1) there is a real persisted wait state (and its set from one minute to 19 days depending
on the action taken by the user) but we have been getting stack overflow errors (after
running 24/7 for about 2 weeks) and then timers stop working (we have to restart the
application server) and this is considered the culprit. Given this, one of our developers
doesn't want to use jBPM for batch processing that would require escalation (via a
timer) every minute. I however would like to use jBPM because then we could leverage jBPM
to create fail/retry logic with nodes and the jBPM console for visibility into the batch
processing. (and yes there probably are alternatives to using the same token over in a
loop but again thats why this was titled design patterns).

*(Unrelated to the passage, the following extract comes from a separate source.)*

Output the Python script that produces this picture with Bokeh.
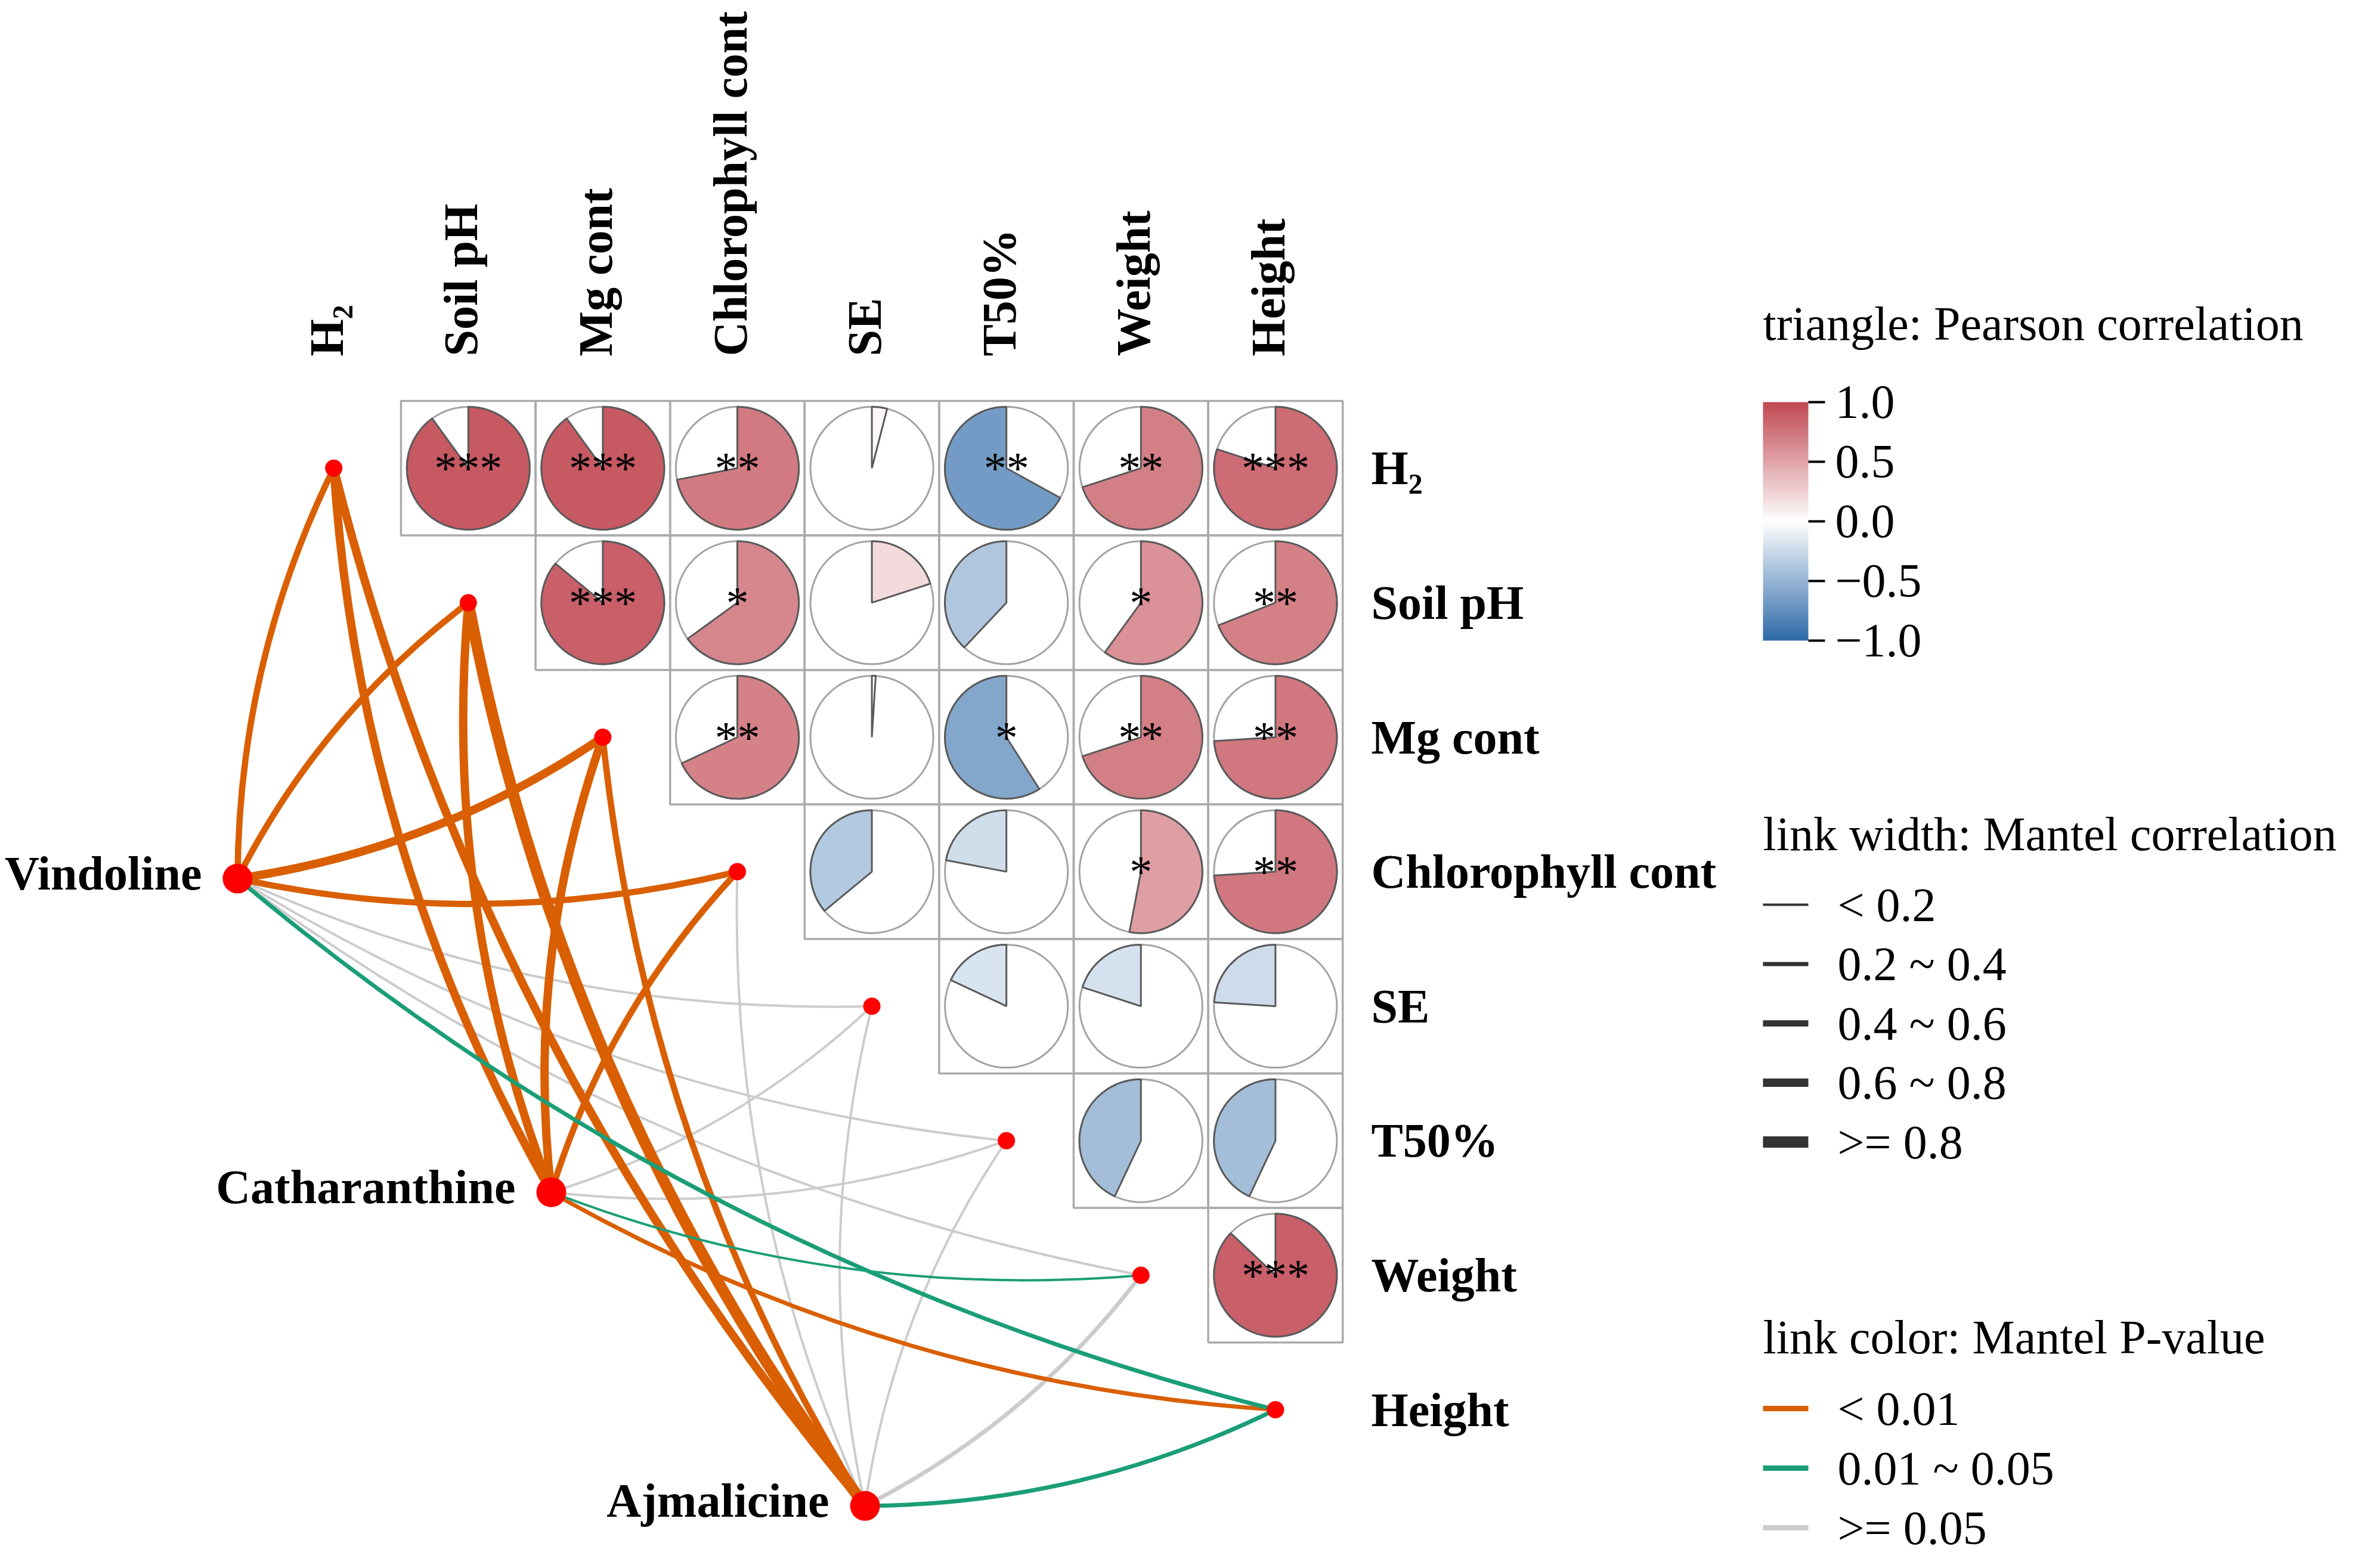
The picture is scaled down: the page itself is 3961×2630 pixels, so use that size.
import numpy as np
from bokeh.plotting import figure
from bokeh.models import Range1d, LinearColorMapper, ColumnDataSource
from bokeh.transform import transform
from bokeh.core.properties import value
from bokeh.embed import file_html
from bokeh.resources import INLINE

# ---------------- data ----------------
spec_labels = ["H₂", "Soil pH", "Mg cont", "Chlorophyll cont", "SE", "T50%", "Weight", "Height"]

# upper triangle of Pearson correlations (row i, columns i+1 .. 7)
corr_h2 = [0.90, 0.90, 0.72, 0.04, -0.67, 0.70, 0.80]
corr_soil = [0.86, 0.65, 0.20, -0.38, 0.60, 0.69]
corr_mg = [0.68, 0.01, -0.59, 0.70, 0.74]
corr_chl = [-0.36, -0.22, 0.53, 0.74]
corr_se = [-0.18, -0.20, -0.24]
corr_t50 = [-0.43, -0.43]
corr_weight = [0.87]
corr_rows = [corr_h2, corr_soil, corr_mg, corr_chl, corr_se, corr_t50, corr_weight]

sig_h2 = ["***", "***", "**", "", "**", "**", "***"]
sig_soil = ["***", "*", "", "", "*", "**"]
sig_mg = ["**", "", "*", "**", "**"]
sig_chl = ["", "", "*", "**"]
sig_se = ["", "", ""]
sig_t50 = ["", ""]
sig_weight = ["***"]
sig_rows = [sig_h2, sig_soil, sig_mg, sig_chl, sig_se, sig_t50, sig_weight]

env_labels = ["Vindoline", "Catharanthine", "Ajmalicine"]
# Mantel r / p of each env against the 8 variables (order of spec_labels)
mantel_r_vindoline = [0.50, 0.50, 0.70, 0.50, 0.10, 0.10, 0.10, 0.30]
mantel_r_catharanthine = [0.70, 0.70, 0.70, 0.50, 0.10, 0.10, 0.15, 0.30]
mantel_r_ajmalicine = [0.60, 0.85, 0.55, 0.10, 0.10, 0.10, 0.30, 0.30]
mantel_p_vindoline = [0.001, 0.001, 0.001, 0.001, 0.20, 0.20, 0.20, 0.03]
mantel_p_catharanthine = [0.001, 0.001, 0.001, 0.001, 0.20, 0.20, 0.03, 0.005]
mantel_p_ajmalicine = [0.001, 0.001, 0.001, 0.20, 0.20, 0.20, 0.20, 0.03]
mantel_r = [mantel_r_vindoline, mantel_r_catharanthine, mantel_r_ajmalicine]
mantel_p = [mantel_p_vindoline, mantel_p_catharanthine, mantel_p_ajmalicine]

cbar_ticks = [1.0, 0.5, 0.0, -0.5, -1.0]
cbar_tick_labels = ["1.0", "0.5", "0.0", "\u22120.5", "\u22121.0"]
width_breaks = [0.2, 0.4, 0.6, 0.8]
width_labels = ["< 0.2", "0.2 ~ 0.4", "0.4 ~ 0.6", "0.6 ~ 0.8", ">= 0.8"]
p_breaks = [0.01, 0.05]
p_labels = ["< 0.01", "0.01 ~ 0.05", ">= 0.05"]

# ---------------- style / layout ----------------
W, H = 3944, 2612
CELL = 225.6
PX0, PY0 = 567.2, 792.8
def X(px): return (px - PX0) / CELL
def Y(py): return -(py - PY0) / CELL

FONT = value("Liberation Serif")
width_px = [4, 7, 10.5, 14, 19]
p_colors = ["#D95F02", "#1B9E77", "#CCCCCC"]
RADIUS = 0.457

def interp(c1, c2, t):
    return tuple(int(round(a + (b - a) * t)) for a, b in zip(c1, c2))
blue, white, red = (46, 106, 168), (255, 255, 255), (193, 72, 82)
pal = []
for t in np.linspace(-1, 1, 256):
    c = interp(white, blue, -t) if t < 0 else interp(white, red, t)
    pal.append("#%02x%02x%02x" % c)
mapper = LinearColorMapper(palette=pal, low=-1, high=1)

p = figure(width=W, height=H, x_range=Range1d(X(8), X(8 + W)), y_range=Range1d(Y(8 + H), Y(8)),
           output_backend="svg", toolbar_location=None, x_axis_type=None, y_axis_type=None,
           min_border=0, background_fill_color="white")
p.grid.visible = False
p.outline_line_color = None

# ---------------- correlation triangle ----------------
cx, cy, rr, st = [], [], [], []
for i, (row, srow) in enumerate(zip(corr_rows, sig_rows)):
    for k, (r, s) in enumerate(zip(row, srow)):
        cx.append(i + 1 + k); cy.append(-i); rr.append(r); st.append(s)
rr = np.array(rr)
start = np.where(rr >= 0, np.pi / 2 - rr * 2 * np.pi, np.pi / 2)
end = np.where(rr >= 0, np.pi / 2, np.pi / 2 - rr * 2 * np.pi)
csrc = ColumnDataSource(dict(x=cx, y=cy, r=rr, s=st, start=start, end=end))

p.rect(x="x", y="y", width=1, height=1, fill_color=None, line_color="#ABABAB", line_width=3.5, source=csrc)
p.circle(x="x", y="y", radius=RADIUS, fill_color="white", line_color="#A3A3A3", line_width=3, source=csrc)
p.wedge(x="x", y="y", radius=RADIUS, start_angle="start", end_angle="end", direction="anticlock",
        fill_color=transform("r", mapper), line_color="#5A5A5A", line_width=3, source=csrc)
p.text(x="x", y="y", text="s", text_font=FONT, text_font_size="76px", text_align="center",
       text_baseline="middle", text_color="black", source=csrc)

n = len(spec_labels)
p.text(x=list(range(n)), y=[Y(605)] * n, text=spec_labels, angle=np.pi / 2, x_offset=-12,
       text_font=FONT, text_font_style="bold", text_font_size="80px", text_align="left",
       text_baseline="middle", text_color="black")
p.text(x=[X(2307)] * n, y=[-i for i in range(n)], text=spec_labels,
       text_font=FONT, text_font_style="bold", text_font_size="80px", text_align="left",
       text_baseline="middle", text_color="black")

# ---------------- Mantel links ----------------
env_row = [3.051 + k * 2.332 for k in range(len(env_labels))]
env_col = [r - 3.766 for r in env_row]
env_x = env_col
env_y = [-r for r in env_row]

lx0, ly0, lx1, ly1, lcx, lcy, lcol, lw, order = [], [], [], [], [], [], [], [], []
for e in range(len(env_labels)):
    for j in range(n):
        x0, y0 = env_x[e], env_y[e]
        x1, y1 = j, -j
        dx, dy = x1 - x0, y1 - y0
        L = np.hypot(dx, dy)
        s = 1.0 if abs(dy) > abs(dx) else -1.0
        nx, ny = -dy / L, dx / L
        k = 0.115 * L * s
        lx0.append(x0); ly0.append(y0); lx1.append(x1); ly1.append(y1)
        lcx.append((x0 + x1) / 2 + nx * k); lcy.append((y0 + y1) / 2 + ny * k)
        pv = mantel_p[e][j]
        ci = int(np.searchsorted(p_breaks, pv, side="right"))
        lcol.append(p_colors[ci])
        wi = int(np.searchsorted(width_breaks, mantel_r[e][j], side="right"))
        lw.append(width_px[wi])
        order.append({2: 0, 0: 1, 1: 2}[ci])
idx = np.argsort(order, kind="stable")
take = lambda a: [a[i] for i in idx]
lsrc = ColumnDataSource(dict(x0=take(lx0), y0=take(ly0), x1=take(lx1), y1=take(ly1),
                             cx=take(lcx), cy=take(lcy), c=take(lcol), w=take(lw)))
p.quadratic(x0="x0", y0="y0", x1="x1", y1="y1", cx="cx", cy="cy", line_color="c",
            line_width="w", source=lsrc)

p.scatter(x=list(range(n)), y=[-i for i in range(n)], size=29, marker="circle",
          fill_color="#FF0000", line_color=None)
p.scatter(x=env_x, y=env_y, size=50, marker="circle", fill_color="#FF0000", line_color=None)
p.text(x=[v - 60 / CELL for v in env_x], y=env_y, text=env_labels, y_offset=-9,
       text_font=FONT, text_font_style="bold", text_font_size="80px", text_align="right",
       text_baseline="middle", text_color="black")

# ---------------- legends ----------------
LEG_X0, LEG_X1 = 2964, 3040
def title(txt, py):
    p.text(x=[X(LEG_X0)], y=[Y(py)], text=[txt], text_font=FONT, text_font_size="80px",
           text_align="left", text_baseline="middle", text_color="black")

title("triangle: Pearson correlation", 550)
CB_TOP, CB_BOT = 682, 1082
grad = np.linspace(-1, 1, 256).reshape(256, 1)
p.image(image=[grad], x=X(LEG_X0), y=Y(CB_BOT), dw=(LEG_X1 - LEG_X0) / CELL,
        dh=(CB_BOT - CB_TOP) / CELL, color_mapper=mapper)
tick_y = [Y(CB_BOT - (t + 1) / 2 * (CB_BOT - CB_TOP)) for t in cbar_ticks]
p.segment(x0=[X(LEG_X1)] * 5, x1=[X(3068)] * 5, y0=tick_y, y1=tick_y, line_color="black", line_width=4)
p.text(x=[X(3085)] * 5, y=tick_y, text=cbar_tick_labels, text_font=FONT, text_font_size="80px",
       text_align="left", text_baseline="middle", text_color="black")

title("link width: Mantel correlation", 1406)
wy = [Y(1525 + 99.5 * k) for k in range(len(width_labels))]
p.segment(x0=[X(LEG_X0)] * 5, x1=[X(LEG_X1)] * 5, y0=wy, y1=wy, line_color="#333333", line_width=width_px)
p.text(x=[X(3089)] * 5, y=wy, text=width_labels, text_font=FONT, text_font_size="80px",
       text_align="left", text_baseline="middle", text_color="black")

title("link color: Mantel P-value", 2250)
cyl = [Y(2370 + 100 * k) for k in range(len(p_labels))]
p.segment(x0=[X(LEG_X0)] * 3, x1=[X(LEG_X1)] * 3, y0=cyl, y1=cyl, line_color=p_colors, line_width=9)
p.text(x=[X(3089)] * 3, y=cyl, text=p_labels, text_font=FONT, text_font_size="80px",
       text_align="left", text_baseline="middle", text_color="black")

open("out.html", "w").write(file_html(p, INLINE))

2) In the second part, in its simplest, its a task node to a fork with one transition from
the fork going back to the task node and a second transition from the fork going to a
different task node. When done manually from the first task node (user signals the
transition rather then some external event or a timer) its an easy way to allow for a
"Resend" A simple example would be "Supervisory Approval" where
tokens comes into a "Processor" task node wHere they transition the token to
"Supervisor Approval" but still want the token to remain in their task node in
parallel, having the "send for approval" transition go to a fork solves this
easily, the token goes back to the "Processor" task node and then also goes to
the "Superviosr Approval" task node (with a join at the end of all of this of
course). The processor continues to have it as an active task and so does the supervisor,
then if the processor has an additional task that needs to be done by the supervisor (but
again wants to continue to have the task as well) they simply transition the token to the
supervisor task node again. In testing this all works perfectly, and all of the child
tokens complete out of the join properly but it does seem that there is a limit to the
number of inherited children (like maybe 1000) so if the transitions are manual no problem
but if automated with timer then its a problem. The question was asked because there is
concern that some "idiot" might want to click the button 1000 times an therefore
cause stack overflow to occur, we can put a check in to limit this to something reasonable
like 10 times but maybe we shouldn't do this at all...
P.S. sorry about posting initially to the wrong forum.